İsviçreisviçre

İsviçreli gözlemci seçim bürosundan kovuldu

Avrupa Parlamentosu tarafından seçim gözlemcisi olarak Türkiye'ye gönderilen SP’li Federal Meclis üyesi Pierre-Alain Fridez Ankara'da hakarete uğrayarak seçim bürosundan kovuldu.

Konuyla ilgili olarak Tages Anzeiger’a demeç veren Pierre-Alain Fridez olayın Pazar günü, Ankara’da bulunan bir seçim bürosunda meydana geldiğini açıkladı.
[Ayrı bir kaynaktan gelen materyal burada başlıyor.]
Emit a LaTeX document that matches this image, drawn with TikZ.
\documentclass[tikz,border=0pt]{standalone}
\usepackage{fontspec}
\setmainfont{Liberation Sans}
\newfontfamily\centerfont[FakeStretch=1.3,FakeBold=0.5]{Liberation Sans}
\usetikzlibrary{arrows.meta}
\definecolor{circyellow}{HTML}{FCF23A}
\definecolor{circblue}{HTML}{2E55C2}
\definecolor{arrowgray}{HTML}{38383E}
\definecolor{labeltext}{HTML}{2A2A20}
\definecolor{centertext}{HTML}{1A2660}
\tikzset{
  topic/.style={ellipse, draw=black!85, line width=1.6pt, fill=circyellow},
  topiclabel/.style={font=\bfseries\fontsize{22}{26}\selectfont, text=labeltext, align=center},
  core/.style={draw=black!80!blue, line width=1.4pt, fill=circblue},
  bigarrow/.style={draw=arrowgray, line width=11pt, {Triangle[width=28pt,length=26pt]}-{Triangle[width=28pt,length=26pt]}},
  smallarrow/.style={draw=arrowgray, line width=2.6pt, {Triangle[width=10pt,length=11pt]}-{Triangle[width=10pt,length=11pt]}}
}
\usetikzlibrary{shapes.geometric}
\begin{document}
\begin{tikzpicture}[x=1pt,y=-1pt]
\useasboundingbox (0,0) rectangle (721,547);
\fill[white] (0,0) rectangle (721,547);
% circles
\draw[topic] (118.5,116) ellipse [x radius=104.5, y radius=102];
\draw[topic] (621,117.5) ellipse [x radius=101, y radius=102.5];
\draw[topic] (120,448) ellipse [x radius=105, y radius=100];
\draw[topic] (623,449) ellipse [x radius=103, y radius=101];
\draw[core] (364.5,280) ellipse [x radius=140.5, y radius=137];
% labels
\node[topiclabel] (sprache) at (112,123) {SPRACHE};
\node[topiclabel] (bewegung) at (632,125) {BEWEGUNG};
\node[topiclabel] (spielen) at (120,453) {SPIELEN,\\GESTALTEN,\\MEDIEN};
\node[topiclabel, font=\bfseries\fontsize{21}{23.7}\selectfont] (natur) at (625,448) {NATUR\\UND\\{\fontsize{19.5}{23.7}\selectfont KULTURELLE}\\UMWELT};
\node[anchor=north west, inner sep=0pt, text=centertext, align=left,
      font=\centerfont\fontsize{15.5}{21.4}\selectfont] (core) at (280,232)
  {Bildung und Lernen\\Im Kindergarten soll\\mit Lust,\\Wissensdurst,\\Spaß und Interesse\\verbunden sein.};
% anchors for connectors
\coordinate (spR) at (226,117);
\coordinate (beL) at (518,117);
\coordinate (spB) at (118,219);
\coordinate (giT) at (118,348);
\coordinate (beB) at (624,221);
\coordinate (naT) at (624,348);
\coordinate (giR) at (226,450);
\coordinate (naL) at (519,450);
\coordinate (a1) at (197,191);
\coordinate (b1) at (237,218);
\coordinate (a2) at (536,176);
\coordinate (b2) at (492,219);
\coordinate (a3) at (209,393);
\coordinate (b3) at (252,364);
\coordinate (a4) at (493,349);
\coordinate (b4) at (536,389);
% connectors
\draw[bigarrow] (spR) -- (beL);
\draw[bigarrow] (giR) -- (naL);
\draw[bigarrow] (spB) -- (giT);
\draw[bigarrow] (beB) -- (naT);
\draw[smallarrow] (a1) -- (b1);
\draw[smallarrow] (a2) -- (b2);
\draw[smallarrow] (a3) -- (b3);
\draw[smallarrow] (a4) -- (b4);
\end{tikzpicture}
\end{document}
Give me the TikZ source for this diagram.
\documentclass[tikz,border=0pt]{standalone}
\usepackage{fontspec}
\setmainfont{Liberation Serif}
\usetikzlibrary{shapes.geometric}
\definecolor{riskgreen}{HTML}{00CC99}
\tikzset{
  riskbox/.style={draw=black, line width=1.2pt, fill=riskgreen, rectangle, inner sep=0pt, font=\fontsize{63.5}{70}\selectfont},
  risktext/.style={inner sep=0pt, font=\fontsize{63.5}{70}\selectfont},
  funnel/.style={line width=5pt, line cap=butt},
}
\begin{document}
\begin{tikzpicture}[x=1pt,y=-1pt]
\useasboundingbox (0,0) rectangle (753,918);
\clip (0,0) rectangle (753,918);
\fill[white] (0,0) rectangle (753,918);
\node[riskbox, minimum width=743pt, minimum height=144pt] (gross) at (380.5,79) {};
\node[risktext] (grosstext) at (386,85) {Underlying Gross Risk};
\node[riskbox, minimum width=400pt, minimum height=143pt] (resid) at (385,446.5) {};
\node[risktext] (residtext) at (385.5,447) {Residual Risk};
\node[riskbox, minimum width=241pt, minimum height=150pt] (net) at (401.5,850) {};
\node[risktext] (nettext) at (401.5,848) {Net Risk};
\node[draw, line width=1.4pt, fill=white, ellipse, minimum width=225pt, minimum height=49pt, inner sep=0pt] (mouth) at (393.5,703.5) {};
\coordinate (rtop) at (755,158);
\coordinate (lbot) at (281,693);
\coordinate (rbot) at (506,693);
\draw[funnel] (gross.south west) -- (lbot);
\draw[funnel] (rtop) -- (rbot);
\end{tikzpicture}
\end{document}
SP’li Milletvekili Pierre-Alain Fridez ile Fransız Ulusal Meclisi’nin bir üyesi, bir seçim ofisinde gözlemci olma talebinde bulundu. Avrupa Konseyi’nin resmi seçim gözlemcisi olduklarını belirten milletvekilleri Türk yetkililere akreditasyonlarını gösterdiler. Fridez’in ifadelerine göre, seçim merkezine vardıklarında kendisi ve Fransız mesklektaşı burada davetsiz misafir oldukları gerekçesi ile hakarete uğradılar ve seçim bürosundan kovuldular.

Fridez, “Avrupa Konseyi için bir seçim gözlemcisi olarak yirmi kez görevde bulundum, bu yüzden çok şey gördüm ve hiç böyle bir şey başıma gelmedi. Pazar günü Ankara’da çeşitli sandıkları da ziyaret ettim ve hiçbir yerde erişim sorunu yaşamadım” diyor.
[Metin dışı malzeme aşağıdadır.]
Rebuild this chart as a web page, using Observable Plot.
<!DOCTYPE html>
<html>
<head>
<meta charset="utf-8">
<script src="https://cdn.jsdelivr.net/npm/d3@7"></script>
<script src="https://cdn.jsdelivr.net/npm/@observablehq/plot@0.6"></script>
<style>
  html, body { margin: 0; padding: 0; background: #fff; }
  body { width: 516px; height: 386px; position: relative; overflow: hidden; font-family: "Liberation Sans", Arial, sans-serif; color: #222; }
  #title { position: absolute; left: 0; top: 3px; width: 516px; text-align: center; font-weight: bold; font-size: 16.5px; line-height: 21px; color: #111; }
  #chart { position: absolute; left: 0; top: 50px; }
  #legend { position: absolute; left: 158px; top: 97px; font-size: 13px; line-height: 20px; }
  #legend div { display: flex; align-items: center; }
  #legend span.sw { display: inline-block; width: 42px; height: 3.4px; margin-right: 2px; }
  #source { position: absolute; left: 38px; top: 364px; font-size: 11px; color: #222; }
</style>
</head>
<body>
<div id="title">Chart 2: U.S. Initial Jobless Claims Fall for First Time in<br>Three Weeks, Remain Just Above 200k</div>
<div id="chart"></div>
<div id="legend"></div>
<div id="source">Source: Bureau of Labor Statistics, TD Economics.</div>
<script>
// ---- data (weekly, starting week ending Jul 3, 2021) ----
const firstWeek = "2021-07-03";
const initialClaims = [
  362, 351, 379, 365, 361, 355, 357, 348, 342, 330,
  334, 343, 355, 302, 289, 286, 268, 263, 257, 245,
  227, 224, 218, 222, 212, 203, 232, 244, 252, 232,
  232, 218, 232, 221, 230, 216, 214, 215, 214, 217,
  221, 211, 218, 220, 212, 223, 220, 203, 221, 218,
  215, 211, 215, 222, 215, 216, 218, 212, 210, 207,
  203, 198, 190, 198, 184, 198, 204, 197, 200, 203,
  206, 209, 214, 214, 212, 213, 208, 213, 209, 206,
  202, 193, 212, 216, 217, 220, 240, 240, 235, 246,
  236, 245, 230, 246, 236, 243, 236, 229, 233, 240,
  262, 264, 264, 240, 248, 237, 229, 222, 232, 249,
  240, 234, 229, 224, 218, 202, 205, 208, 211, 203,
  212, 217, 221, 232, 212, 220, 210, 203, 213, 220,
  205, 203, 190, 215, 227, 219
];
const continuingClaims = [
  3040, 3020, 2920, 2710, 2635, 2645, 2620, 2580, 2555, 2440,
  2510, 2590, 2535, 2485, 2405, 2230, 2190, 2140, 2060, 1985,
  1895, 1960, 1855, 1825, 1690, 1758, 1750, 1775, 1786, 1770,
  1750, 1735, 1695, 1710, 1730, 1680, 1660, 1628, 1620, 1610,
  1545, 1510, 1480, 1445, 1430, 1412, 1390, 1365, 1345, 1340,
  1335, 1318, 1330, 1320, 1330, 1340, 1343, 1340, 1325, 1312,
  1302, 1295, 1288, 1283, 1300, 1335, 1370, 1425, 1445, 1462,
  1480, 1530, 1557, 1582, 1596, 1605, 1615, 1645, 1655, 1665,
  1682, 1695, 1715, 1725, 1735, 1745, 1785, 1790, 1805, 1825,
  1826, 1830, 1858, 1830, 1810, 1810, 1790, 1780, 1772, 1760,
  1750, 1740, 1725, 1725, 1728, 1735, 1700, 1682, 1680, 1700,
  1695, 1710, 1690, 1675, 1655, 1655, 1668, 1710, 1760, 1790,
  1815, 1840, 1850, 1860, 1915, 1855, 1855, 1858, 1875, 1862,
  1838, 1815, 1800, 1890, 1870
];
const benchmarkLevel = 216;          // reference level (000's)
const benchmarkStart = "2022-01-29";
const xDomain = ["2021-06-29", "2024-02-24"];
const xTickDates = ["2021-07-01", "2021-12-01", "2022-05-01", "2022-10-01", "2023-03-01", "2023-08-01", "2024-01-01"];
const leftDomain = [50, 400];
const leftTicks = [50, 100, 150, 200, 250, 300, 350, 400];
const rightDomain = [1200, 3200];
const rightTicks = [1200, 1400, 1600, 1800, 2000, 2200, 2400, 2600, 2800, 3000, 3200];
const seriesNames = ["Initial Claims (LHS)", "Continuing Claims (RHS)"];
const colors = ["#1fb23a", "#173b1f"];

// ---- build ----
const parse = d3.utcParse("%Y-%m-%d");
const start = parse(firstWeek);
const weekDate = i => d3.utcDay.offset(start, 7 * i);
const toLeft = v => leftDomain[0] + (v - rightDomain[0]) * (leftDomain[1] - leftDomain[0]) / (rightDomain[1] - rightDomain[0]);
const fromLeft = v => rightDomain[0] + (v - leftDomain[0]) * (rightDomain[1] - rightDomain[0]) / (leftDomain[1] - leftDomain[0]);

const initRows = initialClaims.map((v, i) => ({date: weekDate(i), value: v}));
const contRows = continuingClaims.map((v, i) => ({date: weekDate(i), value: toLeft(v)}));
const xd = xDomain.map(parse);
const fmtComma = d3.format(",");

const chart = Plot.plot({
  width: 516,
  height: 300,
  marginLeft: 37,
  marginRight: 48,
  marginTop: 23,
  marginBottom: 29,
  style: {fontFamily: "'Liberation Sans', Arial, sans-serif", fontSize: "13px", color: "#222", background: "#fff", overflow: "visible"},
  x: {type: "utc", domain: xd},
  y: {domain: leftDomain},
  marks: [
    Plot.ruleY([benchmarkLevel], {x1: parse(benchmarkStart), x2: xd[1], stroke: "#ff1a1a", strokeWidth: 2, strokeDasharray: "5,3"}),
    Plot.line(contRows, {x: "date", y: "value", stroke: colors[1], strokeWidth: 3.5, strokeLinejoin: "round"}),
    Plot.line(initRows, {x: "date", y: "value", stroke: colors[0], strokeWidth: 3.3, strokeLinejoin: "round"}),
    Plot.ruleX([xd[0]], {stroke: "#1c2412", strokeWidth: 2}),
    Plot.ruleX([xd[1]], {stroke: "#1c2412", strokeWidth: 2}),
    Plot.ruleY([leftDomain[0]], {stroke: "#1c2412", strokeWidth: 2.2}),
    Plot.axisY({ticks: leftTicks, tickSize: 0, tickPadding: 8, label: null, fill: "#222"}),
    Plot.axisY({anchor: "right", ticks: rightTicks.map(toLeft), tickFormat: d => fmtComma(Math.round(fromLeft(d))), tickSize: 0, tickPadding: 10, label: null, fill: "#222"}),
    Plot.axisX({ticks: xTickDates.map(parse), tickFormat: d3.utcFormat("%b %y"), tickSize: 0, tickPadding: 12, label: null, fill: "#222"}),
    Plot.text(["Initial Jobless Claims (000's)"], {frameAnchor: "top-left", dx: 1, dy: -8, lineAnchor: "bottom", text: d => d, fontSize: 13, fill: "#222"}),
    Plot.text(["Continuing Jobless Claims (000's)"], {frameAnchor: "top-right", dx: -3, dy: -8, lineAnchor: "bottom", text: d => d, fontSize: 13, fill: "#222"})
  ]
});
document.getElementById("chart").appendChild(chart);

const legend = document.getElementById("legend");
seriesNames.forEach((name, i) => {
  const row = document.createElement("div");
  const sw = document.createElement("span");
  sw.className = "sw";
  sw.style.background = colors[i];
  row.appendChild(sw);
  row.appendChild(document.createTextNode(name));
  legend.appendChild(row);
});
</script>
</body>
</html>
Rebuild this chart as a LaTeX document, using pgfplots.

Fridez’in ifadelerine göre, kendisini ve meslektaşını tehdit edip kovanlar AKP’nin temsilcileriydi.

Seçim gününde ciddi bir suistimal tespit edemediklerini belirten Pierre-Alain Fridez, seçimlerden önceki günlerde onlarca gazetecinin eleştirel yazıları veya yorumları nedeniyle yargıyla sorunlar yaşadığına ve görevlerini yapmalarının engellendiğine dikkat çekiyor.

Pierre-Alain Fridez’e göre, seçim sonuçlarının seçim büroları tarafından iletilmesi şeffaf değildi. Bu nedenle sonuçların yayınlanması koordinasyonsuz bir şekilde oldu.

Daha önce Beyaz Rusya’da da seçim gözlemcisi olarak görev alan Fridez, “Muhtemelen bunun arkasında siyasi bir hesap var” şüphesini taşıyor.

Laurin Hoppler da gözlemciydi

Fridez, Ankara’daki seçim sürecini gözlemlerken, Basel-Stadt meclis üyesi Laurin Hoppler da (Yeşiller), Van’daydı. Hoppler ve beraberindeki Baselli siyasetçiler Yeşiller ve Sol Parti tarafından davet edildiler.

Laurin Hoppler, sandıkların kurulu olduğu okulların önünde sürekli olarak silahlı askerlerin konuşlandığını belirtiyor.

Askeri varlığın alışılmadık olduğunu dile getiren Hoppler, bazı köylerde seçimlerin olması gerektiği gibi gitmediğine dair söylentiler dolaşmasına rağmen Van’daki seçimlerin sessiz ve düzenli geçtiğini vurguluyor.

Avrupa Konseyi, seçim gözlemcileri tarafından hazırlanan bir raporu önümüzdeki günlerde görüşecek ve büyük olasılıkla SP’li Pierre-Alain Fridez’i seçim gözlemcisi olarak yeniden Türkiye’ye gönderecek.

Laurin Hoppler’in yeniden gidip gitmeyeceği ise henüz belli değil.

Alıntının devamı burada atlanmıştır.